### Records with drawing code

-- Start --

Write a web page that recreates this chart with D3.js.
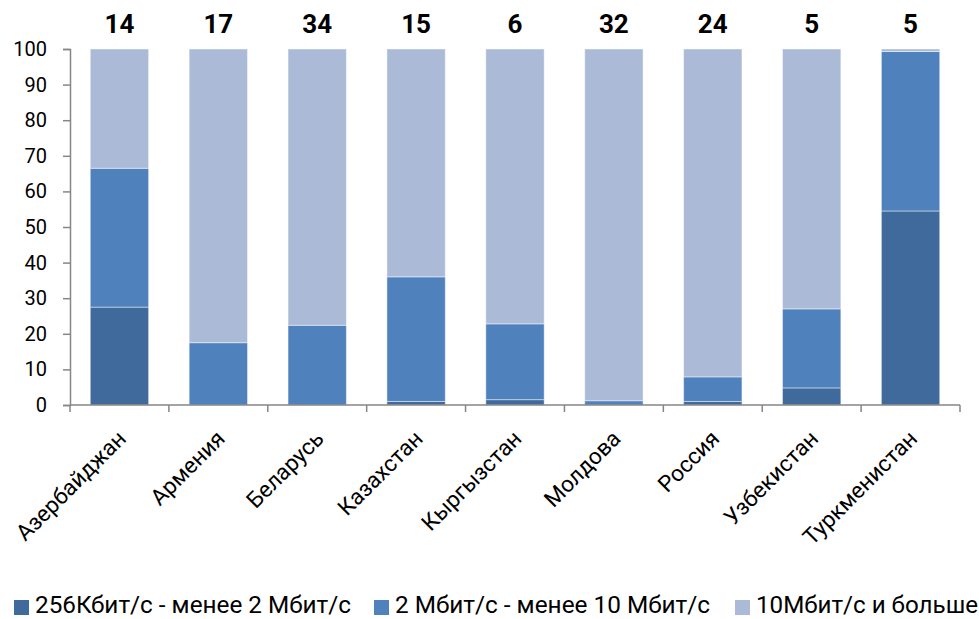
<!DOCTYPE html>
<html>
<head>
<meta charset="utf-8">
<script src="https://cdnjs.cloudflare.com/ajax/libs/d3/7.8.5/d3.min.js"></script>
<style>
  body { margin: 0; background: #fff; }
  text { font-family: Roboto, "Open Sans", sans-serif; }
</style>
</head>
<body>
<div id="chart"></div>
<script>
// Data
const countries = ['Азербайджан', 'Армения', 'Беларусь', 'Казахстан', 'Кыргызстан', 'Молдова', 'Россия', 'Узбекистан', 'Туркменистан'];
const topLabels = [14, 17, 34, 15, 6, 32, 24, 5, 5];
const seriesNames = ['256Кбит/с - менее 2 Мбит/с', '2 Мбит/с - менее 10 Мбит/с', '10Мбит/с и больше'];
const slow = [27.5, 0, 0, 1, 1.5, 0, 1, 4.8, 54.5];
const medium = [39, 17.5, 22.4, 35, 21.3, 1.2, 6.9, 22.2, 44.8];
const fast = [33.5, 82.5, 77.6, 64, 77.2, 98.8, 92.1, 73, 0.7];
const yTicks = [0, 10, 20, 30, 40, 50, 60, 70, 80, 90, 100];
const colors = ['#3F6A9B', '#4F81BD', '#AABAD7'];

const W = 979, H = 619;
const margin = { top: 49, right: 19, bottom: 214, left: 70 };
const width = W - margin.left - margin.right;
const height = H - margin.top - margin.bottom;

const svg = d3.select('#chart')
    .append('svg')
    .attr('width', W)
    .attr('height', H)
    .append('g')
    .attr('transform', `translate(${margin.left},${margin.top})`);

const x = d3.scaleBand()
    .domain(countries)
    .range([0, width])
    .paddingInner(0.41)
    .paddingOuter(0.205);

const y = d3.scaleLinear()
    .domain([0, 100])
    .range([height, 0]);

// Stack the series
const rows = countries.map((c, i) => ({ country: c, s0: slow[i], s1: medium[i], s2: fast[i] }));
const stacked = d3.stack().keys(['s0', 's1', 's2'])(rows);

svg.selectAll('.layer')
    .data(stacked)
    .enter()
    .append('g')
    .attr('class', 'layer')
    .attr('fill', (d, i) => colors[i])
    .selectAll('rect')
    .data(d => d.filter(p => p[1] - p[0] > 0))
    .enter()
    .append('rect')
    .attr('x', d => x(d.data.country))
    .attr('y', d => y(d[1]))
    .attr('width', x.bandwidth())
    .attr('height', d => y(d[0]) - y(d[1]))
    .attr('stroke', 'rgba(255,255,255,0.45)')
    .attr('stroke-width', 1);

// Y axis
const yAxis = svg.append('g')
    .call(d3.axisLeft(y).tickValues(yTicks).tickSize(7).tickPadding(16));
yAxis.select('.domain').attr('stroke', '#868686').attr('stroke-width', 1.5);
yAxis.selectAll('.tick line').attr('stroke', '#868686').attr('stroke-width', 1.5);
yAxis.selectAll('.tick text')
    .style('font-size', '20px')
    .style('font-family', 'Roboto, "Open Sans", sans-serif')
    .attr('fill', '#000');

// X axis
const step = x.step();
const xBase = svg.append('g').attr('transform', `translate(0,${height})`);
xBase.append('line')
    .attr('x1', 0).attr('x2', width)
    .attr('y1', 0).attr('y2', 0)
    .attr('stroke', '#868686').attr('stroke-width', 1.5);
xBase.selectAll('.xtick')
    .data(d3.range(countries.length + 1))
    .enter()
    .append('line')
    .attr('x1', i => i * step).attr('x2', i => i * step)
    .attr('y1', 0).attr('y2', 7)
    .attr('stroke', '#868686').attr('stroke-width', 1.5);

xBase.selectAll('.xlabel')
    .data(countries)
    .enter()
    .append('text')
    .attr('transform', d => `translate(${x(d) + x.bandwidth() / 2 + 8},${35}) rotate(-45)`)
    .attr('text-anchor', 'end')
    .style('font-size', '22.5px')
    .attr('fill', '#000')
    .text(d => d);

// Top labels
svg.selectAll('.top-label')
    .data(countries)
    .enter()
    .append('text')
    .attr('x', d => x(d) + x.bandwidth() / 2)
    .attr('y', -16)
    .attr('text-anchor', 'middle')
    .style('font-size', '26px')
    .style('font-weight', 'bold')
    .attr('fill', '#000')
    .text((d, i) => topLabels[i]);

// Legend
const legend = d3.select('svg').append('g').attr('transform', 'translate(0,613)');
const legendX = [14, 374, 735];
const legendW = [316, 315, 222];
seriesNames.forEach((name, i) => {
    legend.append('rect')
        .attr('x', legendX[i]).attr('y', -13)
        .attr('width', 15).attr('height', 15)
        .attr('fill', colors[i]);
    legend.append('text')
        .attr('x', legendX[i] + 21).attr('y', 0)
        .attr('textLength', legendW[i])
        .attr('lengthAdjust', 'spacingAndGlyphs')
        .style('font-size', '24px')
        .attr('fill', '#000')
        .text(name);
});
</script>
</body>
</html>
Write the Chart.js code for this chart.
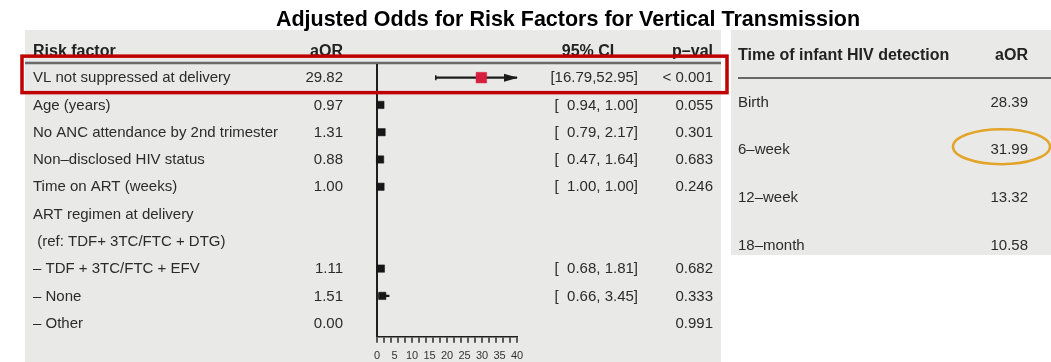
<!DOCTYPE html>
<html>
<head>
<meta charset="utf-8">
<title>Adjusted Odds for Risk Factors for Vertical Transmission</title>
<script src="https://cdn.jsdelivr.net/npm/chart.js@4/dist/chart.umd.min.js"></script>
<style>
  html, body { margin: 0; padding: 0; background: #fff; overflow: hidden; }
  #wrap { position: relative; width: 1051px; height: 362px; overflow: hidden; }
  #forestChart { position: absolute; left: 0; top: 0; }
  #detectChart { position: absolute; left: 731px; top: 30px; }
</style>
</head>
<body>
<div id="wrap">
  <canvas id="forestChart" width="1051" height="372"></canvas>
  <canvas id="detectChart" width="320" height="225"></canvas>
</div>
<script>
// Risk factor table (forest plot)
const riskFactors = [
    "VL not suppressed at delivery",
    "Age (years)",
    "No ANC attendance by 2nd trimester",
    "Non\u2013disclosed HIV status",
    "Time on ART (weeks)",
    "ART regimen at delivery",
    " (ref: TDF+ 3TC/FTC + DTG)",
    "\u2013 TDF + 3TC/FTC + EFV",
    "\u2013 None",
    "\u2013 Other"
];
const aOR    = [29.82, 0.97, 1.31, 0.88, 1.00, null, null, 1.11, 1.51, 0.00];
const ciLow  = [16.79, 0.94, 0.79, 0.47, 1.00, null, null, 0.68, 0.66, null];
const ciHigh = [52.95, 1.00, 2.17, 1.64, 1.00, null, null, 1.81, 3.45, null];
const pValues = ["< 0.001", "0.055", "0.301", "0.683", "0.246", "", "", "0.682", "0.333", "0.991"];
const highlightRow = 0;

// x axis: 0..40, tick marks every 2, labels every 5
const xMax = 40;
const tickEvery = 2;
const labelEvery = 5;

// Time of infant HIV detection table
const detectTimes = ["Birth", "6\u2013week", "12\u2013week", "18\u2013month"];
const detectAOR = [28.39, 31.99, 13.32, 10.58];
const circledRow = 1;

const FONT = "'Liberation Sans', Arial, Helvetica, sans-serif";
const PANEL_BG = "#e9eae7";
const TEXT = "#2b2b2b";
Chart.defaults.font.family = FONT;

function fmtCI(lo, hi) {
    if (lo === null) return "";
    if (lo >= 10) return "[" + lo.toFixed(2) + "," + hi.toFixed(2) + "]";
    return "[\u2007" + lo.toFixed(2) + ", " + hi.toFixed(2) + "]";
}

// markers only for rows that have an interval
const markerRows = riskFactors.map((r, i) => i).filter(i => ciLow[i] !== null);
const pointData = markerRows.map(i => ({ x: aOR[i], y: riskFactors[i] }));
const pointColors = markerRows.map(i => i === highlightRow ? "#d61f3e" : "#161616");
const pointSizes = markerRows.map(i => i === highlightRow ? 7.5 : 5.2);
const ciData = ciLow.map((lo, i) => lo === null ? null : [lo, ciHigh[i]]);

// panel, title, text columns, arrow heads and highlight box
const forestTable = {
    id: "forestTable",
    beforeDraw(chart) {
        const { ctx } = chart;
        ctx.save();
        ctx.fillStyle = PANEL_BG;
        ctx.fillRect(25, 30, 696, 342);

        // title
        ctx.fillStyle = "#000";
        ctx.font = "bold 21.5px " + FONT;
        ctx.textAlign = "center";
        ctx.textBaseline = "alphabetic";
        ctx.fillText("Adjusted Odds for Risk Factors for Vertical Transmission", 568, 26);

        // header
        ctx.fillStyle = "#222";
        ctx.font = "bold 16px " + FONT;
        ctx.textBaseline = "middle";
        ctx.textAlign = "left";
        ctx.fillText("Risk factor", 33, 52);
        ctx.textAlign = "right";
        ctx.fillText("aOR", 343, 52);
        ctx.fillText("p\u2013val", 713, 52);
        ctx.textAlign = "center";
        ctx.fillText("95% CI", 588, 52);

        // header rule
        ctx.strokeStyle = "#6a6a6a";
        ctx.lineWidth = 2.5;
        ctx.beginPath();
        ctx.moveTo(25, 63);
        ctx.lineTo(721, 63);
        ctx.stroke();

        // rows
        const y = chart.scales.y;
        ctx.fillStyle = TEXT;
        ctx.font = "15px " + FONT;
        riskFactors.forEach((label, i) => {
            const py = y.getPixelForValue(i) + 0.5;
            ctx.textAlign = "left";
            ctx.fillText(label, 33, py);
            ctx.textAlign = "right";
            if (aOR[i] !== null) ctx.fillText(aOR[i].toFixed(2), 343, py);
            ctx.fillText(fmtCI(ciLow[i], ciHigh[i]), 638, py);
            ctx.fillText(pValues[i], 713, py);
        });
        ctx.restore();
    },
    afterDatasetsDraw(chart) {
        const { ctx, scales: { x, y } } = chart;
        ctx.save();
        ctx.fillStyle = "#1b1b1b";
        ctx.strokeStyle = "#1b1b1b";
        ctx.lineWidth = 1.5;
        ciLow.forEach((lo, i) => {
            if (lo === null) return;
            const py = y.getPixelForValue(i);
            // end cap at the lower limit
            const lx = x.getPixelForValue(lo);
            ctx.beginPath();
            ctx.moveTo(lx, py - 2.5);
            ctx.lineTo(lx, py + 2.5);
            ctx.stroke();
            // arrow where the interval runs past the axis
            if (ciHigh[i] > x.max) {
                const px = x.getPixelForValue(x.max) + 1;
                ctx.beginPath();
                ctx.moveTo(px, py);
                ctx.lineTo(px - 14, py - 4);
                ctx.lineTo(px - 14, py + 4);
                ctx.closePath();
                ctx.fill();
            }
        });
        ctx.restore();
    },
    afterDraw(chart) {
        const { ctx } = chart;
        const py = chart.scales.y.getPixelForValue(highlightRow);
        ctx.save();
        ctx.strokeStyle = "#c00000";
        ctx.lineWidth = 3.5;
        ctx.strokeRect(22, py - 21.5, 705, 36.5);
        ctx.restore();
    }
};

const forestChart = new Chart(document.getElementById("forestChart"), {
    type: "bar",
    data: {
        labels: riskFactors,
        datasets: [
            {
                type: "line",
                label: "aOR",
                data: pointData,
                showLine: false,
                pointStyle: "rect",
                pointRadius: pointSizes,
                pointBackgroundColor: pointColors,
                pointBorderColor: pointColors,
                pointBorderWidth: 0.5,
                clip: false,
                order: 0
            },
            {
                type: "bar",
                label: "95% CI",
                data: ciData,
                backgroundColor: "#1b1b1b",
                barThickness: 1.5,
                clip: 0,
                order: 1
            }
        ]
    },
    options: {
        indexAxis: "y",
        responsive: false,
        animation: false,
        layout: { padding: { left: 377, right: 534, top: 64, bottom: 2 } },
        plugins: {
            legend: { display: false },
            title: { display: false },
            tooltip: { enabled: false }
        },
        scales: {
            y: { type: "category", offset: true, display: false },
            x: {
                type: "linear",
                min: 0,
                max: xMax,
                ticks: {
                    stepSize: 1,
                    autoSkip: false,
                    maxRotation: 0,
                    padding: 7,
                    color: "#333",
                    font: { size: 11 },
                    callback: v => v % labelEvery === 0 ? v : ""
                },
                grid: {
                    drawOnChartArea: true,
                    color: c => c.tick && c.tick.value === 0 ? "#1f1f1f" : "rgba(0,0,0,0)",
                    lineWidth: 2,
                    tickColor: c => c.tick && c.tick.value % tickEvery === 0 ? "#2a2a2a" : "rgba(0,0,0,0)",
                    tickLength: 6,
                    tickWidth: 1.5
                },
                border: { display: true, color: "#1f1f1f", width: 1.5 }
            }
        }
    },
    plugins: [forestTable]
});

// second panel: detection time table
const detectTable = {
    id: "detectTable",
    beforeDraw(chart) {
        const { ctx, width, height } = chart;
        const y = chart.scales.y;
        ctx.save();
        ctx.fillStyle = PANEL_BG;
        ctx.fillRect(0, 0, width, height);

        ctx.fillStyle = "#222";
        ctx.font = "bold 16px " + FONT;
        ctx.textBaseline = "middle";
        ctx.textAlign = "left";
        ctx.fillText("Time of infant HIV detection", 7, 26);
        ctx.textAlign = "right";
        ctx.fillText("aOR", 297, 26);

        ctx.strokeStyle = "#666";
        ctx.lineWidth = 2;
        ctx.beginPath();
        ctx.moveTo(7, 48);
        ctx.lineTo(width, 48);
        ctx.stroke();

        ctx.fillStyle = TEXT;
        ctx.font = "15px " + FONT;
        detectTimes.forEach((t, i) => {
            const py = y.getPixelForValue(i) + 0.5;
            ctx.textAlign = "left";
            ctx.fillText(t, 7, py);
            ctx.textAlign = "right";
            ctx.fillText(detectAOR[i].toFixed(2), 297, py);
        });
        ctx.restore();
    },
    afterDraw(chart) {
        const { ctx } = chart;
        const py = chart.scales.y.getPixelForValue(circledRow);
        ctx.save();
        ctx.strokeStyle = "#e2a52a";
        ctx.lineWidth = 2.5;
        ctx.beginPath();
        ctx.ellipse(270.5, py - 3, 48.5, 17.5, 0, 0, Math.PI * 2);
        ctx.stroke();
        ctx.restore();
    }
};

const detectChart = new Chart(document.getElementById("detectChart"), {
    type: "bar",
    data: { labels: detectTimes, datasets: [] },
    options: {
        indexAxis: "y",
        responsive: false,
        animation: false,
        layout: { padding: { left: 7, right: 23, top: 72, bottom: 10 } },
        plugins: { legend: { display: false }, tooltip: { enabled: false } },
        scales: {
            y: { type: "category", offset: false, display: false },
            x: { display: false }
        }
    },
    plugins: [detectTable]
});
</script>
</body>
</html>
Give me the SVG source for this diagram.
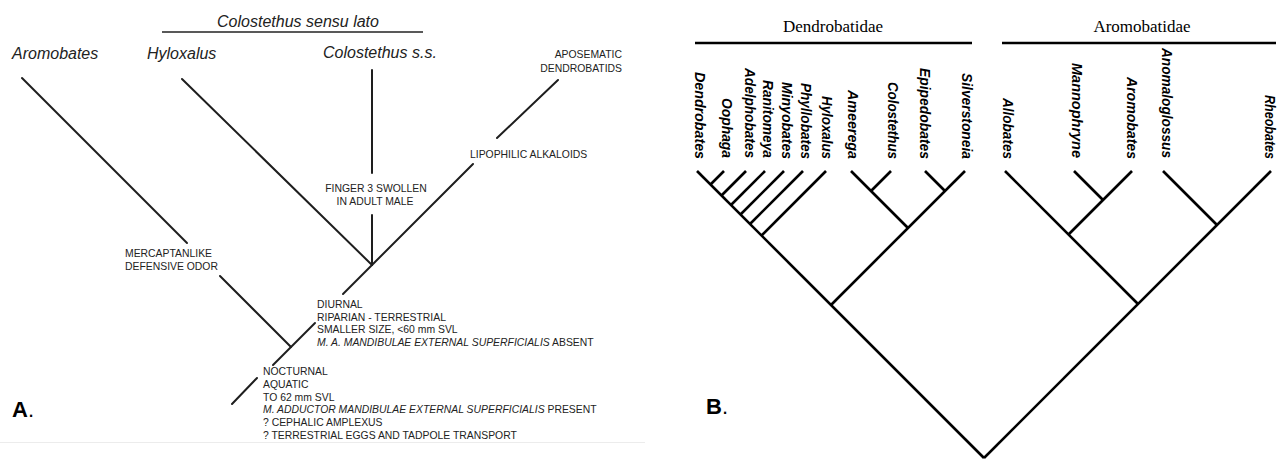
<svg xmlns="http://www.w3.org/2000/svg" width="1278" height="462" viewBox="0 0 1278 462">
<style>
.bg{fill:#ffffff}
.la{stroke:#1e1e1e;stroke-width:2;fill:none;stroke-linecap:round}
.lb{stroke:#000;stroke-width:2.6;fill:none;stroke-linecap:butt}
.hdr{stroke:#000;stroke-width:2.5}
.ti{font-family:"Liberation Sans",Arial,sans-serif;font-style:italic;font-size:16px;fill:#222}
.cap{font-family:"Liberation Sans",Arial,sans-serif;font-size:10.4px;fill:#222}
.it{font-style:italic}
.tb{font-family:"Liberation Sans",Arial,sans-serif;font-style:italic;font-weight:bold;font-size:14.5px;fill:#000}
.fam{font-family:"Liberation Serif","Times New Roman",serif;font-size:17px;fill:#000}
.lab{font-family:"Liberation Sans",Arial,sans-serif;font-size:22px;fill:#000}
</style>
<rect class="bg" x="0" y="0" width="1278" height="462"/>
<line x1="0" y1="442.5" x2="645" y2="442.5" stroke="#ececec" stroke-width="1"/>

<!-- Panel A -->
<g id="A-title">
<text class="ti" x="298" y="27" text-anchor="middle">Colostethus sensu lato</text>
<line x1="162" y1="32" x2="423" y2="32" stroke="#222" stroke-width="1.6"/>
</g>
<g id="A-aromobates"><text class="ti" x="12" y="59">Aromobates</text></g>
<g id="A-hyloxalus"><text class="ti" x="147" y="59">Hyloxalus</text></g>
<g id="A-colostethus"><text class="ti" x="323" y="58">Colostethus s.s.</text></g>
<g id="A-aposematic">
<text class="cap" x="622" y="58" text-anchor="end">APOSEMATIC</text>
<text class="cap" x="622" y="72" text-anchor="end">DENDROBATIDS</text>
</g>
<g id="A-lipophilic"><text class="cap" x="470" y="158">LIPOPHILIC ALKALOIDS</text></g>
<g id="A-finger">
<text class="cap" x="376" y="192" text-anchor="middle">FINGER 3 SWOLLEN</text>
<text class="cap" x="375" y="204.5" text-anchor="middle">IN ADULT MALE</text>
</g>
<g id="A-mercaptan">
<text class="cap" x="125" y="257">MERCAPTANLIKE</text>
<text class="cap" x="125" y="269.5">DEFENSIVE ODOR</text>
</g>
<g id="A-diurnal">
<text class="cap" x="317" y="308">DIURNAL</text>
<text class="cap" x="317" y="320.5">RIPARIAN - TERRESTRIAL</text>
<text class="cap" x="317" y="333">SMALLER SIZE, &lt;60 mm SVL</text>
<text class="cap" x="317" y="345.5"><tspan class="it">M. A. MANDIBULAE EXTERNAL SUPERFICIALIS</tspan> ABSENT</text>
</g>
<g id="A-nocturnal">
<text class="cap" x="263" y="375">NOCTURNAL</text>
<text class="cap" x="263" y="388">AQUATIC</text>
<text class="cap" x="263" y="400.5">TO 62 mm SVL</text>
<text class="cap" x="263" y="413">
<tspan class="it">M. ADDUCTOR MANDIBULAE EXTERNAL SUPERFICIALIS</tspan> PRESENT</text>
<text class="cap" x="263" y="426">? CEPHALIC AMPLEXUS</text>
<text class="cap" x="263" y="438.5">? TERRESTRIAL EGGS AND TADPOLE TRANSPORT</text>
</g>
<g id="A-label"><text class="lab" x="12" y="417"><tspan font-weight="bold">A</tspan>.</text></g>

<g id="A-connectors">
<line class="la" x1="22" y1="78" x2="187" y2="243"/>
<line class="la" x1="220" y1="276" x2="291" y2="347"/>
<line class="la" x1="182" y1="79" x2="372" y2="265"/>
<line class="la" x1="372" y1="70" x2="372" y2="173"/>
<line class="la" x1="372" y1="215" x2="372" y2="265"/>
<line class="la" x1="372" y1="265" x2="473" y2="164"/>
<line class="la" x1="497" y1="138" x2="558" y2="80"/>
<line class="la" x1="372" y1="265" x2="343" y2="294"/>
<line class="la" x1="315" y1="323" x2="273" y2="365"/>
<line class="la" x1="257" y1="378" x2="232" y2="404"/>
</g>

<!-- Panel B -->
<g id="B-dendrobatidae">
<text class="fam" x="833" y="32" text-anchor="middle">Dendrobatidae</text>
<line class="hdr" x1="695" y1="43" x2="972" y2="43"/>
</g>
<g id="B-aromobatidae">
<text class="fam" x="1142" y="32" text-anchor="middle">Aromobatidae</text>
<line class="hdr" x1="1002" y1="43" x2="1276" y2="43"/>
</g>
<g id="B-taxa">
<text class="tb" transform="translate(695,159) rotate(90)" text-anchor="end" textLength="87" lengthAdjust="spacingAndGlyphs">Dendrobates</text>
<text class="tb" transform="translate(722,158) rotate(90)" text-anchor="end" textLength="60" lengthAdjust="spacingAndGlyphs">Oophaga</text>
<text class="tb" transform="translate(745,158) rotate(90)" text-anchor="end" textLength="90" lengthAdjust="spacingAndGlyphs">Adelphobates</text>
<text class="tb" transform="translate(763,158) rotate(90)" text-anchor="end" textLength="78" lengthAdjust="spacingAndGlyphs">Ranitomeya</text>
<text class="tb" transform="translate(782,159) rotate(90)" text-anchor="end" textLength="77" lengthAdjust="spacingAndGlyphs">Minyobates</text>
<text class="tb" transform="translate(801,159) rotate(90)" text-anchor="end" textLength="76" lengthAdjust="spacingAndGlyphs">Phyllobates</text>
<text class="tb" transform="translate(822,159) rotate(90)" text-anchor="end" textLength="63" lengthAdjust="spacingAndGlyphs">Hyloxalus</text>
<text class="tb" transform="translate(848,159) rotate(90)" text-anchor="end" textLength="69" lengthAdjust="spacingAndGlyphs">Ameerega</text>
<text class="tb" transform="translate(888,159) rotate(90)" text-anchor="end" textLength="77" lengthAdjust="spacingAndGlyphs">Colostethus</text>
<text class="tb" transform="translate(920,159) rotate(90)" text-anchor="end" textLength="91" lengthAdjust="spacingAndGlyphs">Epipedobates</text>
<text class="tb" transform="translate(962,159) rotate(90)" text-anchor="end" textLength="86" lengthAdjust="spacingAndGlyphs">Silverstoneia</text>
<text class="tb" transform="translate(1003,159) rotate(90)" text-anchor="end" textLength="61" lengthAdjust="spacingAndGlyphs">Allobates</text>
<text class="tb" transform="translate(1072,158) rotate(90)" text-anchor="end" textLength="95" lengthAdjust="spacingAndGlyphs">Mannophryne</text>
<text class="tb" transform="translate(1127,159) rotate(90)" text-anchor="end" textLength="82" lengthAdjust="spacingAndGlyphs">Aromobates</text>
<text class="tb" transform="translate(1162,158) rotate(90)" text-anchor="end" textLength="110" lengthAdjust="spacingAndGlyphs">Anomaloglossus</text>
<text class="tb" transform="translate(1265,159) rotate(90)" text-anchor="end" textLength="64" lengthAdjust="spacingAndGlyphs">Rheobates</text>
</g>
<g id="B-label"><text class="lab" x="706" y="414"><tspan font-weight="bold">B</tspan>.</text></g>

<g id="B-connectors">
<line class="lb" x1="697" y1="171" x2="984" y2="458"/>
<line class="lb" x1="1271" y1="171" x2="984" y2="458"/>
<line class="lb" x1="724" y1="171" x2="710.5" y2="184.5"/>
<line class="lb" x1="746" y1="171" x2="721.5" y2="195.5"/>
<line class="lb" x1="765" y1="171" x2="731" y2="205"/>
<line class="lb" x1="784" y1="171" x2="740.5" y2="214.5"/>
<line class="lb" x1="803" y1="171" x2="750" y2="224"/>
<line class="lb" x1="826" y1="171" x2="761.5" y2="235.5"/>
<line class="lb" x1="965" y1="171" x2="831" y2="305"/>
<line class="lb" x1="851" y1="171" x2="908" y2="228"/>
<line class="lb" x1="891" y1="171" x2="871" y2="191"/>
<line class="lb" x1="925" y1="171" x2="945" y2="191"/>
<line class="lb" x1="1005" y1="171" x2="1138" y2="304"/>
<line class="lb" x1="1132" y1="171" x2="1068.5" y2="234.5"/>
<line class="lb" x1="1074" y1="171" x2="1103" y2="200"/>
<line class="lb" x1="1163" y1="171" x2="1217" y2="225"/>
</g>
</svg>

-- End --

Give again, word for word, the lines from the one that contains "Write the Chart.js code for this chart." to the one that contains "const labelEvery = 5;", both included. Omit the pictures.

Write the Chart.js code for this chart.
<!DOCTYPE html>
<html>
<head>
<meta charset="utf-8">
<title>Adjusted Odds for Risk Factors for Vertical Transmission</title>
<script src="https://cdn.jsdelivr.net/npm/chart.js@4/dist/chart.umd.min.js"></script>
<style>
  html, body { margin: 0; padding: 0; background: #fff; overflow: hidden; }
  #wrap { position: relative; width: 1051px; height: 362px; overflow: hidden; }
  #forestChart { position: absolute; left: 0; top: 0; }
  #detectChart { position: absolute; left: 731px; top: 30px; }
</style>
</head>
<body>
<div id="wrap">
  <canvas id="forestChart" width="1051" height="372"></canvas>
  <canvas id="detectChart" width="320" height="225"></canvas>
</div>
<script>
// Risk factor table (forest plot)
const riskFactors = [
    "VL not suppressed at delivery",
    "Age (years)",
    "No ANC attendance by 2nd trimester",
    "Non\u2013disclosed HIV status",
    "Time on ART (weeks)",
    "ART regimen at delivery",
    " (ref: TDF+ 3TC/FTC + DTG)",
    "\u2013 TDF + 3TC/FTC + EFV",
    "\u2013 None",
    "\u2013 Other"
];
const aOR    = [29.82, 0.97, 1.31, 0.88, 1.00, null, null, 1.11, 1.51, 0.00];
const ciLow  = [16.79, 0.94, 0.79, 0.47, 1.00, null, null, 0.68, 0.66, null];
const ciHigh = [52.95, 1.00, 2.17, 1.64, 1.00, null, null, 1.81, 3.45, null];
const pValues = ["< 0.001", "0.055", "0.301", "0.683", "0.246", "", "", "0.682", "0.333", "0.991"];
const highlightRow = 0;

// x axis: 0..40, tick marks every 2, labels every 5
const xMax = 40;
const tickEvery = 2;
const labelEvery = 5;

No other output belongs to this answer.